La remise à la verticale
Pour redresser une moto qui est inclinée alors qu’elle est en train d’effectuer un changement de direction, le pilote doit rétrécir la trajectoire de la roue avant en orientant le guidon vers le côté intérieur du virage. Une fois l’angle d’inclinaison désiré (la verticale pour une trajectoire rectiligne) atteint, le pilote oriente momentanément le guidon vers l’extérieur du virage avant de le neutraliser. Cette caractéristique spécifique au véhicule de type monovoie est connue depuis longtemps.
Le déplacement du pilote
Le changement de position du pilote libre de modifier l’emplacement de son corps ou d’une partie de son corps peut techniquement influencer un changement de direction sur une moto.
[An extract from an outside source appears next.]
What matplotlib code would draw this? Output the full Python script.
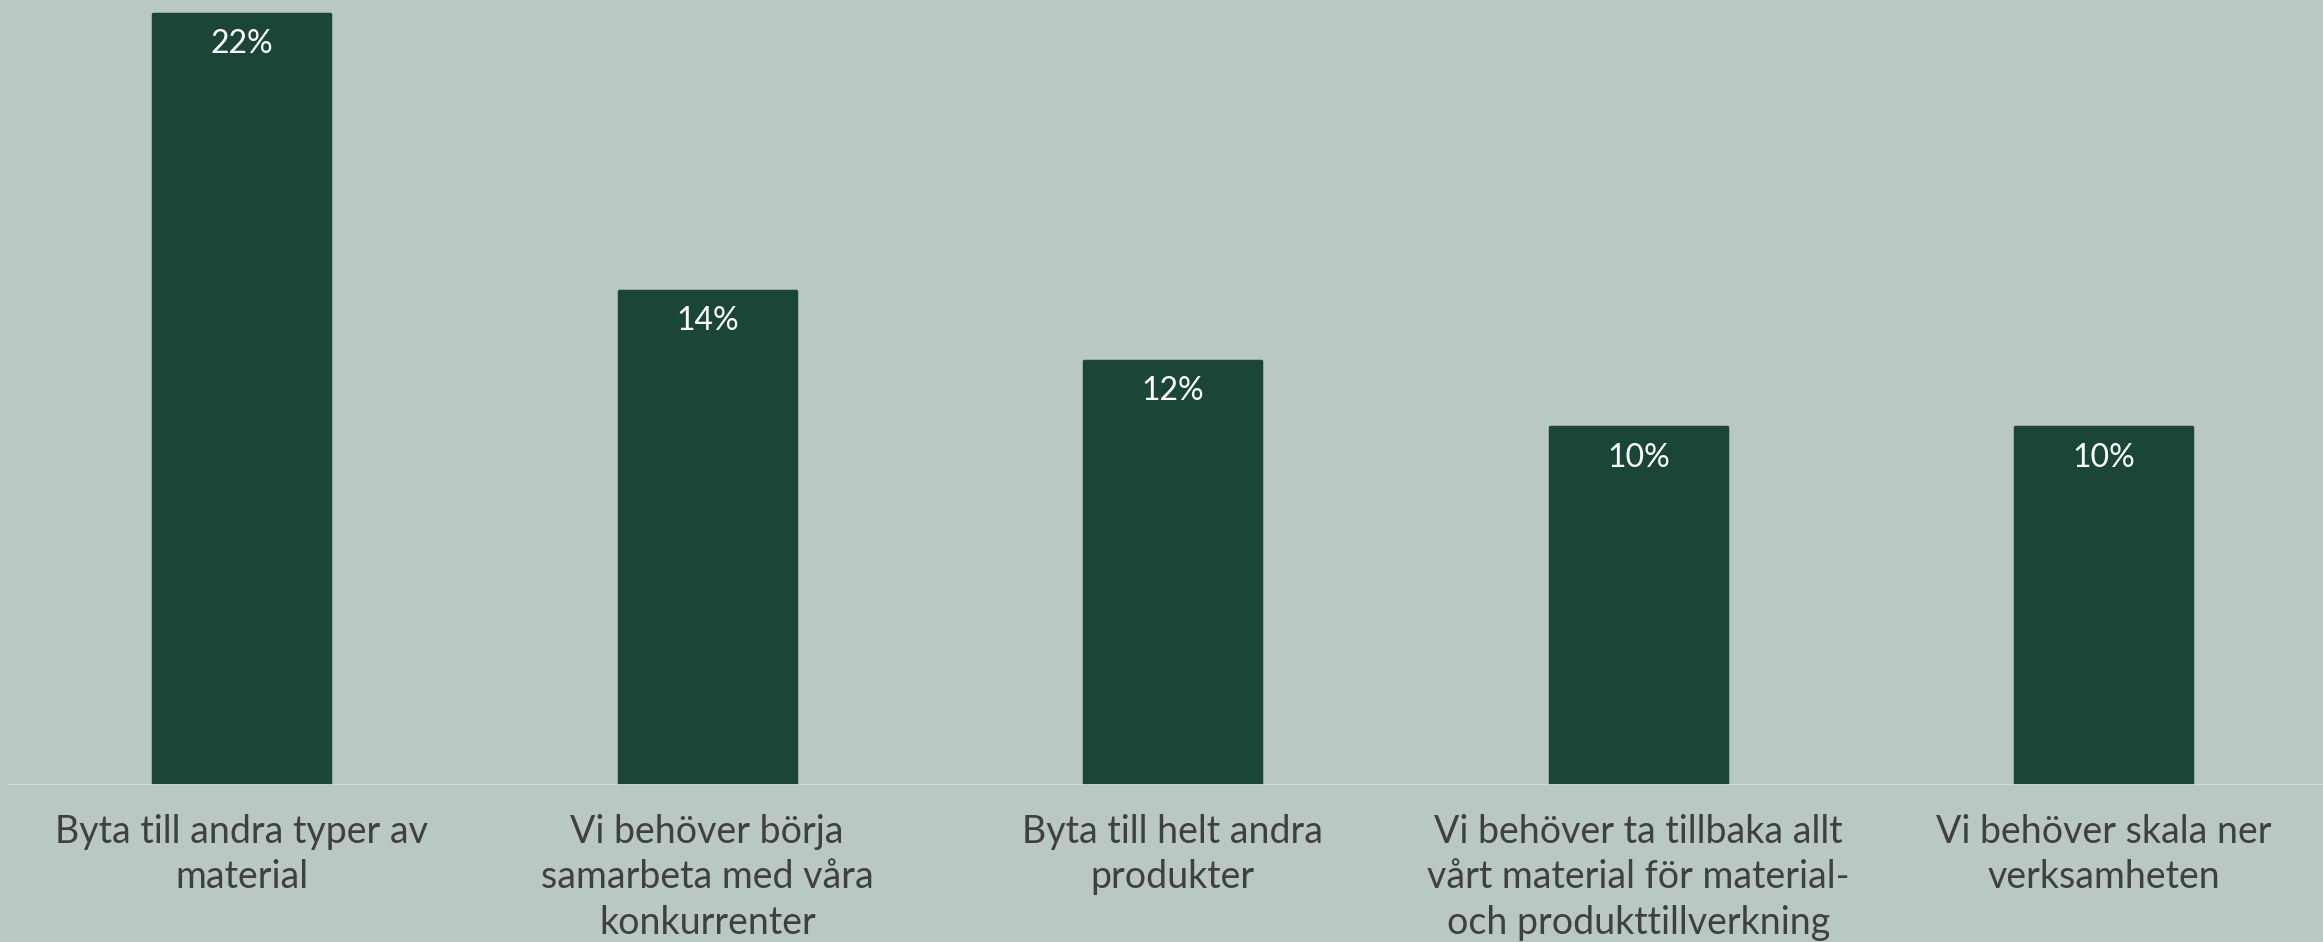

Cette modification du centre de gravité moto-pilote n’a cependant qu’un effet très limité. Si la direction de la moto n’était pas articulée (direction bloquée), il faudrait une distance considérable pour observer un faible changement de direction causé par un déplacement du corps du pilote.
L’influence d’un déplacement soudain du corps du pilote quand la direction est libre, même si le pilote ne touche pas au guidon, aura plus d’effet que dans le premier cas. L’effet sur le centre de gravité sera le même, mais la légère inclinaison fera pivoter le guidon libre à cause de la géométrie de la fourche dans le sens opposé à la direction d’intention déclenchant ainsi un contre-braquage.
Quand un pilote se penche vers l’intérieur du virage en gardant contact avec le guidon, il pousse souvent sans s’en rendre compte sur le guidon ce qui provoque un contre-braquage. Dans une telle situation, il est souvent facile de surévaluer le rôle du déplacement du corps du pilote dans un changement de direction.